— START Listed entries —
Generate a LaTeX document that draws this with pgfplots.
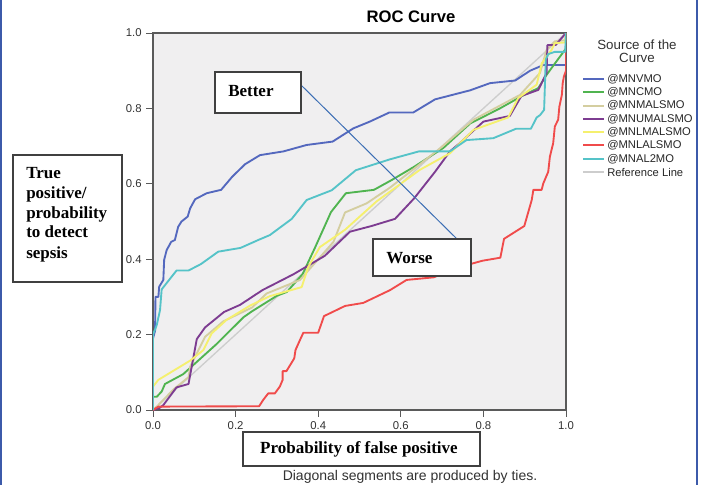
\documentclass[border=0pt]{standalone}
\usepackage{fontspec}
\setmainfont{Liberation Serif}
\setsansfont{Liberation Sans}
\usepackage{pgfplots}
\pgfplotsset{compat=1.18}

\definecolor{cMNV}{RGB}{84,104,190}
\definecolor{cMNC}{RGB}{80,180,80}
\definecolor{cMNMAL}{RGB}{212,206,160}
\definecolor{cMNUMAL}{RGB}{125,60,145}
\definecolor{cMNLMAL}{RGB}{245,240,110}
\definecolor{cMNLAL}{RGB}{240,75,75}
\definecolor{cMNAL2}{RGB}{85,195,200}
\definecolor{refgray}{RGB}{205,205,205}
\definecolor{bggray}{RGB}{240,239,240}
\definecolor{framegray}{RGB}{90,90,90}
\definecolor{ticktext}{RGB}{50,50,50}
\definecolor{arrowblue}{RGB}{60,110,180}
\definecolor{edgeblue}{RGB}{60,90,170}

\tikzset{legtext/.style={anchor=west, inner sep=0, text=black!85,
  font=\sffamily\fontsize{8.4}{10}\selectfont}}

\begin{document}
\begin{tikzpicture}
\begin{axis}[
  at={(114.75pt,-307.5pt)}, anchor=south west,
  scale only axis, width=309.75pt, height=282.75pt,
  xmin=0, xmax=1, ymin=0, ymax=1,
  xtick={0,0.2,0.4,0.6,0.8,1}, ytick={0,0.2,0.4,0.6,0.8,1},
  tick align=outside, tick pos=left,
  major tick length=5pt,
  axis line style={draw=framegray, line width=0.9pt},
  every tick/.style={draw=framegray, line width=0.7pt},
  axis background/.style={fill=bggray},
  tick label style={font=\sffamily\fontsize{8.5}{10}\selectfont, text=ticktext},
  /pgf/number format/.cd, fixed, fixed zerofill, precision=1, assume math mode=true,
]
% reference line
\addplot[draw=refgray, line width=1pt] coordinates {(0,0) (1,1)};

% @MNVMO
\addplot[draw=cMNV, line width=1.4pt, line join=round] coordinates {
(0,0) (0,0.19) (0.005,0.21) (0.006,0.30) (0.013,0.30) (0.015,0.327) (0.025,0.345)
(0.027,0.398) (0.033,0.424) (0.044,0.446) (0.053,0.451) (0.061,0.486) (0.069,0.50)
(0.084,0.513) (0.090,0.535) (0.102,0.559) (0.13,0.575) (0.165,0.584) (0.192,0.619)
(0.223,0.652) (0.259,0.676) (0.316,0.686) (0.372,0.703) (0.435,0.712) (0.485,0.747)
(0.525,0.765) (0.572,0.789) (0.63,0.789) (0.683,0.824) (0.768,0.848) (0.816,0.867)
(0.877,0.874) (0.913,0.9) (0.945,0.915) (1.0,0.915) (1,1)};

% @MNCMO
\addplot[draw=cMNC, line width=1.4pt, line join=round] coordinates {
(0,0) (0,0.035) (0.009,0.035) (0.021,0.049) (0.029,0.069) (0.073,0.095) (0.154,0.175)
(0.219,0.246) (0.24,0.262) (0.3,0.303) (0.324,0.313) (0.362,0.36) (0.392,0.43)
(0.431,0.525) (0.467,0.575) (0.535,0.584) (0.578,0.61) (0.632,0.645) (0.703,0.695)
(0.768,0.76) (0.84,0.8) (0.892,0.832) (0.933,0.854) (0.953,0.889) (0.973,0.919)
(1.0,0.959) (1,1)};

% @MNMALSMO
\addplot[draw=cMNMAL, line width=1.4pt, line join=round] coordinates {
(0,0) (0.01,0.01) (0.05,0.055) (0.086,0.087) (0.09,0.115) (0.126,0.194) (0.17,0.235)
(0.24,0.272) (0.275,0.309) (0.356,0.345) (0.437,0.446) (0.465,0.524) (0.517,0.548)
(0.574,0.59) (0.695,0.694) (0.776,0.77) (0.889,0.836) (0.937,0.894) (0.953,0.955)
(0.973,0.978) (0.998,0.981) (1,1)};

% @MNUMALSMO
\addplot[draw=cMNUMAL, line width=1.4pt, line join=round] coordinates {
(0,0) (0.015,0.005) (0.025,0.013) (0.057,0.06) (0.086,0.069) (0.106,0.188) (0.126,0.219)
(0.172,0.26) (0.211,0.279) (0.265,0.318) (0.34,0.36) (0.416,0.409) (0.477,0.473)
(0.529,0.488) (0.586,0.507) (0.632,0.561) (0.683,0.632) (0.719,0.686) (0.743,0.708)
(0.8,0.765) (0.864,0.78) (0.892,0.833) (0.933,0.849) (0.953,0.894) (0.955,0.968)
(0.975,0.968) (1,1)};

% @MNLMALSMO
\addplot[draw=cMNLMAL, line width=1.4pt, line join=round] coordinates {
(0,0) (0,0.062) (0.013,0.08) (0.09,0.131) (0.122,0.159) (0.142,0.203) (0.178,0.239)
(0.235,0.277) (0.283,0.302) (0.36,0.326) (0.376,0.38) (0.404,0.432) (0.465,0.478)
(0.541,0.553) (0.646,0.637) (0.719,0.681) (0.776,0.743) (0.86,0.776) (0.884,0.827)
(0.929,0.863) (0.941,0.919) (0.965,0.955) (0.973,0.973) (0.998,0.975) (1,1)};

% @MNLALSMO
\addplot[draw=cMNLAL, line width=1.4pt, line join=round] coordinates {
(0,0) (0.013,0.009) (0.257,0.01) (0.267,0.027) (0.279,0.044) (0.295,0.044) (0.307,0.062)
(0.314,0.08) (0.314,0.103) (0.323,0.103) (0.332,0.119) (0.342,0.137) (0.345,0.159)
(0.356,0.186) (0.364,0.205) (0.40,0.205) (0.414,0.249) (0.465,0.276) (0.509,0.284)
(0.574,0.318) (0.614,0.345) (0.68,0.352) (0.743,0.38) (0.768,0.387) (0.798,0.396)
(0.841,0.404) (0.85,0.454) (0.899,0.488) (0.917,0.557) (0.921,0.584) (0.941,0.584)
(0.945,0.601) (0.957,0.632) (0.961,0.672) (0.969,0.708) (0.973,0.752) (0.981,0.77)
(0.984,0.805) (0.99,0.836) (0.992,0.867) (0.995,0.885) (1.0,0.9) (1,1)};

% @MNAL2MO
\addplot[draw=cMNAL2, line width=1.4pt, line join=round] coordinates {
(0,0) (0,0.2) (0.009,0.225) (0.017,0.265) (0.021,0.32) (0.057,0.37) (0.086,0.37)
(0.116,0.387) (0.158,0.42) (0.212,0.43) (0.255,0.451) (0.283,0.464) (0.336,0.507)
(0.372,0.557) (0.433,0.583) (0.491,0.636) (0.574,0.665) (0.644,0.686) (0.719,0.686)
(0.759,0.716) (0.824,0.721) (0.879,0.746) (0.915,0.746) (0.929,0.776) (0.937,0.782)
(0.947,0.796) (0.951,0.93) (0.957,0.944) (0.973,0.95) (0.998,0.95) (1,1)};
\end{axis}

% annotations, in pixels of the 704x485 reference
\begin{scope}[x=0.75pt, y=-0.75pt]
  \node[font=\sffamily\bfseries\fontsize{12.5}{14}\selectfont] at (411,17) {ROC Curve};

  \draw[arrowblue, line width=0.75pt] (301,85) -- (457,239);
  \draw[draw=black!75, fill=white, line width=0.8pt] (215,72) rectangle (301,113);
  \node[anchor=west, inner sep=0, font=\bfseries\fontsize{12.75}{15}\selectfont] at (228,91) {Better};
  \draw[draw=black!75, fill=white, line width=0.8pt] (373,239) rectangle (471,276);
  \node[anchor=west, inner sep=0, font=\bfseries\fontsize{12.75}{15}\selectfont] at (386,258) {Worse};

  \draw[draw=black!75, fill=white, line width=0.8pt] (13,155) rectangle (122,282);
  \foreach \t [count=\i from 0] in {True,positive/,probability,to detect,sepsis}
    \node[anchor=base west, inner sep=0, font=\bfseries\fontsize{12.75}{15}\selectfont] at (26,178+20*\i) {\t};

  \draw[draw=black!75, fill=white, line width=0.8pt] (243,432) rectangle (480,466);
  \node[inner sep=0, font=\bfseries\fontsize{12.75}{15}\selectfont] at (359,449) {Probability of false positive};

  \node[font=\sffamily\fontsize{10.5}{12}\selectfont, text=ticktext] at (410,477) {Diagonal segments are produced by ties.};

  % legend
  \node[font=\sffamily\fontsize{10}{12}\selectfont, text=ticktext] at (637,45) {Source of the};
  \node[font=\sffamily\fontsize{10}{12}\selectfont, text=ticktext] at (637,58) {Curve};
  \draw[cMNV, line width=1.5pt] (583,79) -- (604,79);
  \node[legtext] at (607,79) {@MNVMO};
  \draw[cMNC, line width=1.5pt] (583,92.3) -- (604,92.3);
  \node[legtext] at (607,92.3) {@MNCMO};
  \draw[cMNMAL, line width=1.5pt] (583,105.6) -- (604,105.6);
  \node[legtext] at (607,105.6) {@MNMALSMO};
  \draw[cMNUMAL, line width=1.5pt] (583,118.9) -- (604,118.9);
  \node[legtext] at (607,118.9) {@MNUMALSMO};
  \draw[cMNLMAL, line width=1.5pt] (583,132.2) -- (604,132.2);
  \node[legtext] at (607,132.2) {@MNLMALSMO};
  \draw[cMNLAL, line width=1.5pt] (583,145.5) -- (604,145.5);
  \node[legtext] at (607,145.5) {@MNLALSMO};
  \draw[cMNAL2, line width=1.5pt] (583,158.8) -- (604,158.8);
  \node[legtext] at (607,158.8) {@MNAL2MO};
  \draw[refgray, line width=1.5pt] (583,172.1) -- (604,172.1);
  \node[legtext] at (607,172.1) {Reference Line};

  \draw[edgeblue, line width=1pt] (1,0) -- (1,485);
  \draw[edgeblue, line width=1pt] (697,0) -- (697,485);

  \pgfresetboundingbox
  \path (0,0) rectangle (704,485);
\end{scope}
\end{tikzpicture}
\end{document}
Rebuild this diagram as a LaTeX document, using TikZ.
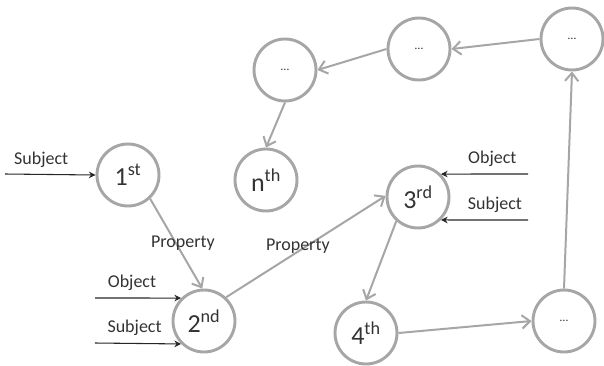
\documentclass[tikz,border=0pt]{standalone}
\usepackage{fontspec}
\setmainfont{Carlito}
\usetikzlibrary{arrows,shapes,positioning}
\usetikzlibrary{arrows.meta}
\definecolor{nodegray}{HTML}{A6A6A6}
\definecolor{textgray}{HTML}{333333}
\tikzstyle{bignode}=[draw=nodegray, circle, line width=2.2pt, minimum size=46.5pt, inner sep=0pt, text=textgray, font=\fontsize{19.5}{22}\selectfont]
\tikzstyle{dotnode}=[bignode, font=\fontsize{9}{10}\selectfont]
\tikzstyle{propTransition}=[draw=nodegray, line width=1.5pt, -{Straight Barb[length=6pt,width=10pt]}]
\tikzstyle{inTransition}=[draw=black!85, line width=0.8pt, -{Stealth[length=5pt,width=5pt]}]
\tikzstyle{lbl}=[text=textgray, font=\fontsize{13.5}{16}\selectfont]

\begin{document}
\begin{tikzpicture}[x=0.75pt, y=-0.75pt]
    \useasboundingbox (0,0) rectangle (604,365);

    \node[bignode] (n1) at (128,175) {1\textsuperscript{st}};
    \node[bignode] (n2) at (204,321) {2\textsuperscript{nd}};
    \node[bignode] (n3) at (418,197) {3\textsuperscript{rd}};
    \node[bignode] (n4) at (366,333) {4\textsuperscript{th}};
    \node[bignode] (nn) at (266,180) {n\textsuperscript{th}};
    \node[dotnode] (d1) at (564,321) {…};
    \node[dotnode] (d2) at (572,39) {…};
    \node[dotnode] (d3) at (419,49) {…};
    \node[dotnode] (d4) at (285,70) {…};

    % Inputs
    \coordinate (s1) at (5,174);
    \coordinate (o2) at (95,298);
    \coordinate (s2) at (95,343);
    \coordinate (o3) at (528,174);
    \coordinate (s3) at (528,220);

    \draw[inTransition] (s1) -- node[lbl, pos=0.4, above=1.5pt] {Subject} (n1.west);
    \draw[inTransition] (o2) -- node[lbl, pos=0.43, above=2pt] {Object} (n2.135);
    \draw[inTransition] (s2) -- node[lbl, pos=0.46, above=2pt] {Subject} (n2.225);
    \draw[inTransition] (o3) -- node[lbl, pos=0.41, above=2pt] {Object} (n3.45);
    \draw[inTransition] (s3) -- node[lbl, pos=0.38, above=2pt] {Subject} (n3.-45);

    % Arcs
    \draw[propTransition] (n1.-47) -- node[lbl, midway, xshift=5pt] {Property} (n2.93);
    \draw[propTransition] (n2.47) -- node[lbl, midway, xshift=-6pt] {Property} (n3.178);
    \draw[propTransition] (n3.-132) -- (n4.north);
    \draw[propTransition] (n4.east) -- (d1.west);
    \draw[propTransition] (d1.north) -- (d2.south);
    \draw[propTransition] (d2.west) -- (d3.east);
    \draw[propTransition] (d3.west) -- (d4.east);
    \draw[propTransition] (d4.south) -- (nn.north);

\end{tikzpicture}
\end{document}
— END Listed entries —
■ What you should do:
Without any pictures, set down the lines from the one holding "Rebuild this diagram" through the one holding "(0,0) rectangle (604,365);".

■ The completed task:
Rebuild this diagram as a LaTeX document, using TikZ.
\documentclass[tikz,border=0pt]{standalone}
\usepackage{fontspec}
\setmainfont{Carlito}
\usetikzlibrary{arrows,shapes,positioning}
\usetikzlibrary{arrows.meta}
\definecolor{nodegray}{HTML}{A6A6A6}
\definecolor{textgray}{HTML}{333333}
\tikzstyle{bignode}=[draw=nodegray, circle, line width=2.2pt, minimum size=46.5pt, inner sep=0pt, text=textgray, font=\fontsize{19.5}{22}\selectfont]
\tikzstyle{dotnode}=[bignode, font=\fontsize{9}{10}\selectfont]
\tikzstyle{propTransition}=[draw=nodegray, line width=1.5pt, -{Straight Barb[length=6pt,width=10pt]}]
\tikzstyle{inTransition}=[draw=black!85, line width=0.8pt, -{Stealth[length=5pt,width=5pt]}]
\tikzstyle{lbl}=[text=textgray, font=\fontsize{13.5}{16}\selectfont]

\begin{document}
\begin{tikzpicture}[x=0.75pt, y=-0.75pt]
    \useasboundingbox (0,0) rectangle (604,365);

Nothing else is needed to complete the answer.